Poul Ruder’s raw minimalist score maps each of Offred’s emotional triumphs and obstacles. Conductor Joana Carneiro draws the grounded and muddy elements out of the music; trumpets spatter, spit, and growl at Offred as if they are the oppressive regime oppressing her. There is no hope of relief from the sweet hum of a string instrument other than the hymn Amazing Grace that is here demonically inverted, playing over each ritualistic rape scene.
Kate Lindsey’s Offred’s voice is stern but agile. Her intense longing for freedom forges a clear sense of hope and she deftly navigates Paul Bentley’s winding Libretto. Trying to cram so much narrative background into a just over two-hour opera means that some of the story is be rushed. Those who are not familiar with the novel might become lost in the dense world. But creative directorial decisions make the story easily digestible; memories of Offred’s real family from the “time before” Gilead are particularly haunting, projected onto stage with a grainy black and white film.
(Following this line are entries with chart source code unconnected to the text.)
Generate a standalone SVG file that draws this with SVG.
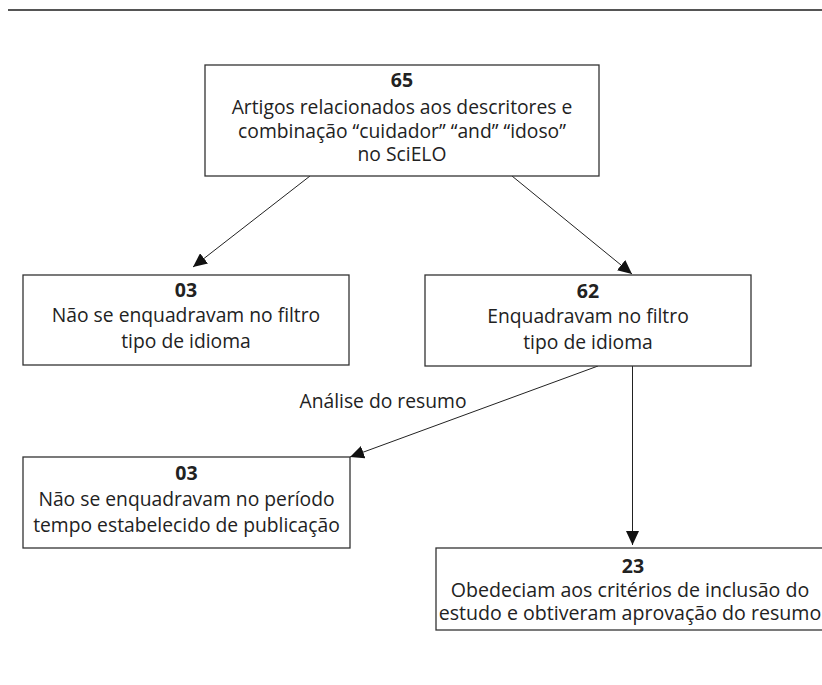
<svg xmlns="http://www.w3.org/2000/svg" width="822" height="685" viewBox="0 0 822 685">
<defs>
<marker id="arr" markerUnits="userSpaceOnUse" markerWidth="15" markerHeight="13" refX="14" refY="6.5" orient="auto">
<path d="M0,0 L14,6.5 L0,13 z" fill="#111"/>
</marker>
<style>
.box{fill:#fff;stroke:#333;stroke-width:1.3}
.t{font-family:"Open Sans","Noto Sans","DejaVu Sans",sans-serif;font-size:19.3px;fill:#222;text-anchor:middle}
.n{font-weight:bold;font-size:19.5px}
.b{font-size:19.6px}
.c{stroke:#222;stroke-width:1;fill:none;marker-end:url(#arr)}
</style>
</defs>
<rect width="822" height="685" fill="#fff"/>
<line x1="8" y1="10" x2="822" y2="10" stroke="#555" stroke-width="2"/>
<g id="connectors">
<line class="c" x1="310" y1="176" x2="193" y2="267"/>
<line class="c" x1="512" y1="176" x2="632" y2="274"/>
<line class="c" x1="598" y1="366" x2="350" y2="457"/>
<line class="c" x1="632.5" y1="366" x2="632.5" y2="545"/>
<text class="t" x="383" y="408">Análise do resumo</text>
</g>
<g id="n65">
<rect class="box" x="205" y="65" width="394" height="111"/>
<text class="t n" x="402" y="87">65</text>
<text class="t" x="402" y="114">Artigos relacionados aos descritores e</text>
<text class="t" x="402" y="137.5">combinação “cuidador” “and” “idoso”</text>
<text class="t" x="402" y="161">no SciELO</text>
</g>
<g id="n03a">
<rect class="box" x="23" y="275" width="326" height="90"/>
<text class="t n" x="186" y="297">03</text>
<text class="t" x="186" y="322">Não se enquadravam no filtro</text>
<text class="t" x="186" y="348">tipo de idioma</text>
</g>
<g id="n62">
<rect class="box" x="425" y="275" width="326" height="91"/>
<text class="t n" x="588" y="298">62</text>
<text class="t" x="588" y="323">Enquadravam no filtro</text>
<text class="t" x="588" y="349">tipo de idioma</text>
</g>
<g id="n03b">
<rect class="box" x="23" y="457" width="327" height="91"/>
<text class="t n" x="186.5" y="480">03</text>
<text class="t" x="186.5" y="506">Não se enquadravam no período</text>
<text class="t" x="186.5" y="532">tempo estabelecido de publicação</text>
</g>
<g id="n23">
<rect class="box" x="436" y="548" width="400" height="82"/>
<text class="t n" x="633" y="573">23</text>
<text class="t b" x="630" y="597">Obedeciam aos critérios de inclusão do</text>
<text class="t b" x="630" y="620">estudo e obtiveram aprovação do resumo</text>
</g>
</svg>
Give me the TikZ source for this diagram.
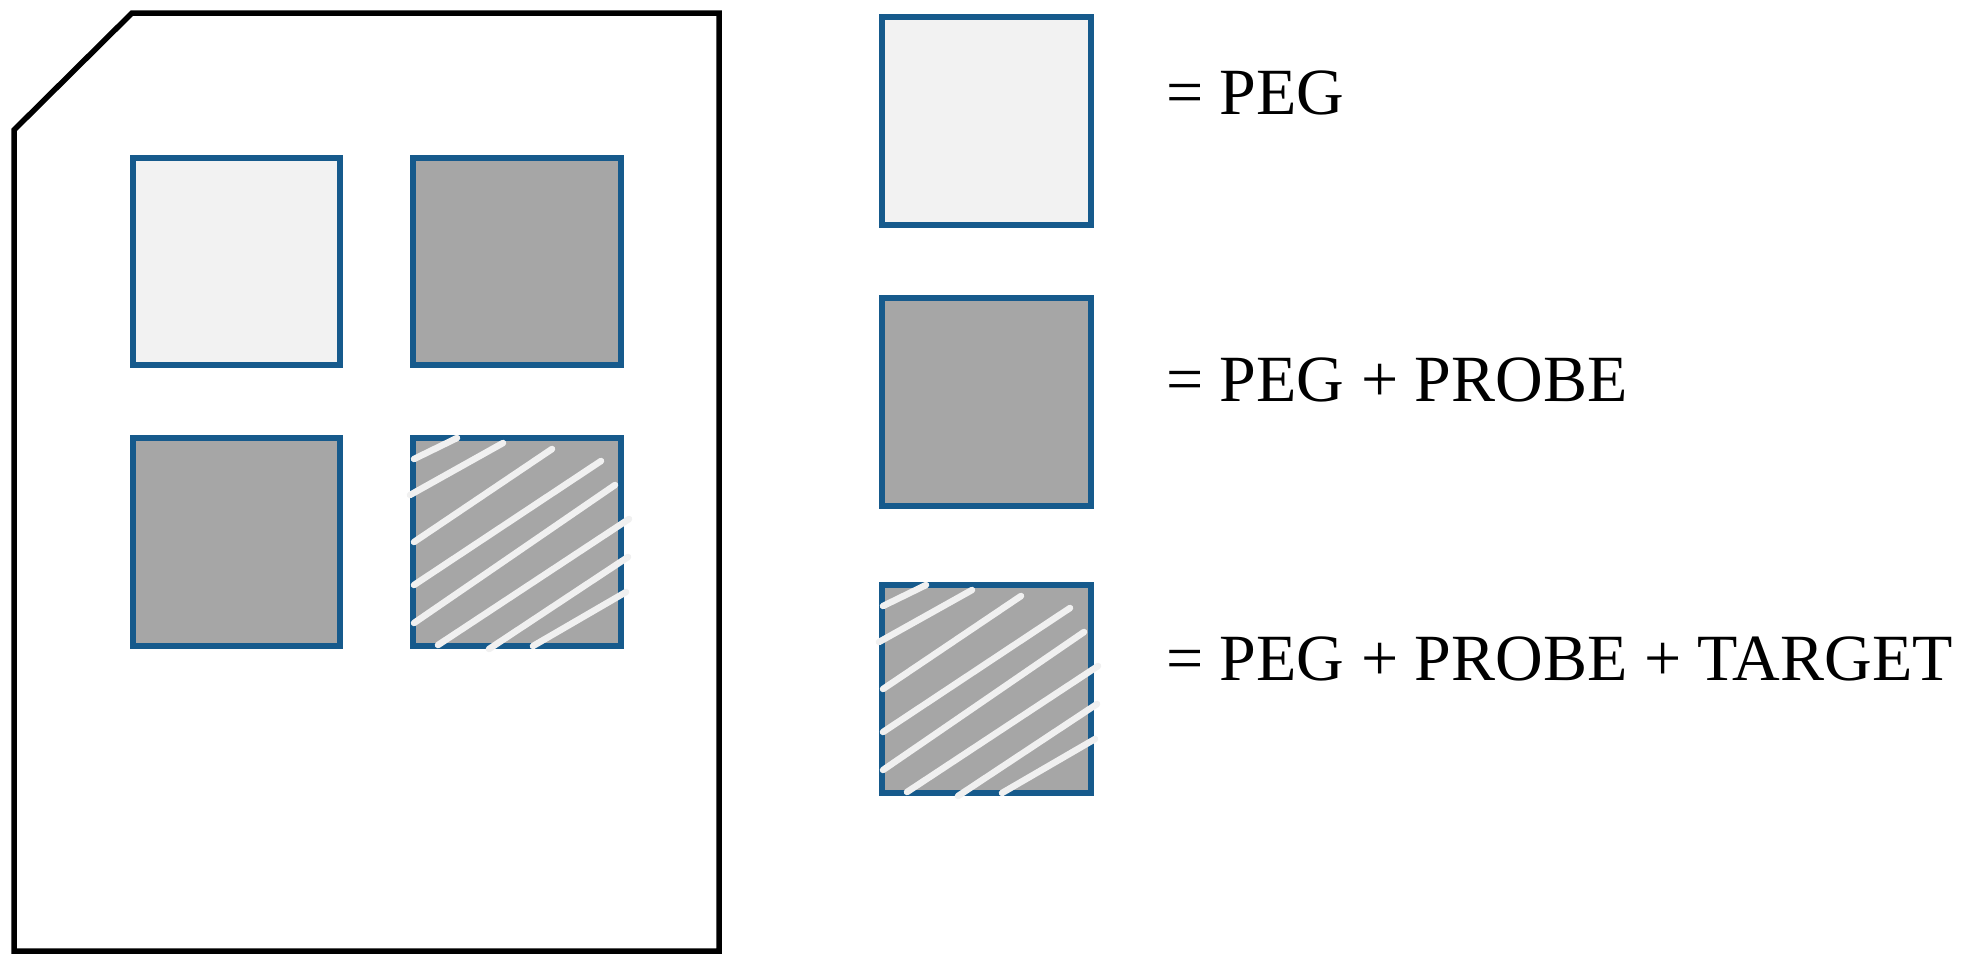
\documentclass[tikz,border=0pt]{standalone}
\usepackage{fontspec}
\setmainfont{Liberation Serif}
\definecolor{sqblue}{RGB}{22,90,140}
\definecolor{lightfill}{RGB}{242,242,242}
\definecolor{darkfill}{RGB}{166,166,166}
\definecolor{hatchcol}{RGB}{240,240,240}
\newcommand\myhatch[2]{%
  \begin{scope}[shift={(#1,#2)}]
    \draw[hatchline] (4,24)--(47,3);
    \draw[hatchline] (0,60)--(93,8);
    \draw[hatchline] (4,107)--(142,14);
    \draw[hatchline] (4,150)--(191,26);
    \draw[hatchline] (4,188)--(205,50);
    \draw[hatchline] (28,210)--(219,84);
    \draw[hatchline] (79,214)--(218,122);
    \draw[hatchline] (123,211)--(216,157);
  \end{scope}}
\begin{document}
\begin{tikzpicture}[x=1pt,y=-1pt,
  sq/.style={draw=sqblue, line width=6.5pt},
  lightsq/.style={sq, fill=lightfill},
  darksq/.style={sq, fill=darkfill},
  hatchline/.style={draw=hatchcol, line width=6.5pt, line cap=round},
  lbl/.style={anchor=base west, inner sep=0pt, font=\fontsize{66}{79}\selectfont}]
  \useasboundingbox[fill=white] (0,0) rectangle (1961,967);
  % slide outline
  \draw[black, line width=5.5pt, line join=miter] (14,130) -- (132,13) -- (719,13) -- (719,951) -- (14,951) -- cycle;
  % grid squares
  \draw[lightsq] (133,158) rectangle (340,365);
  \draw[darksq] (413,158) rectangle (621,365);
  \draw[darksq] (133,438) rectangle (340,646);
  \draw[darksq] (413,438) rectangle (621,646);
  \myhatch{410}{435}
  % legend squares
  \draw[lightsq] (882,17) rectangle (1091,225);
  \draw[darksq] (882,298) rectangle (1091,506);
  \draw[darksq] (882,585) rectangle (1091,793);
  \myhatch{879}{582}
  % labels
  \node[lbl] (l1) at (1166,114) {= PEG};
  \node[lbl] (l2) at (1166,401) {= PEG + PROBE};
  \node[lbl] (l3) at (1166,680) {= PEG + PROBE + TARGET};
\end{tikzpicture}
\end{document}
Avery Amereau is a fiery Serena Joy, the wife of Offred’s commander who rapes Offred ceremoniously. For such a cruel character, Amereau weaves a deal amount of sympathy into her portrayal, her jealously sparked from deep-seated insecurity that Amereau slowly unravels.
The opera is probably not a must see for fans of Atwood’s dystopia. But in the context of the opera world, it is essential. Given that many canonical works in the repertoire are mired by a
legacy of misogyny, The Handmaid’s Tale stands out as a bold, unabashedly feminist opera that puts a woman centre stage to explore female issues rarely explored in opera.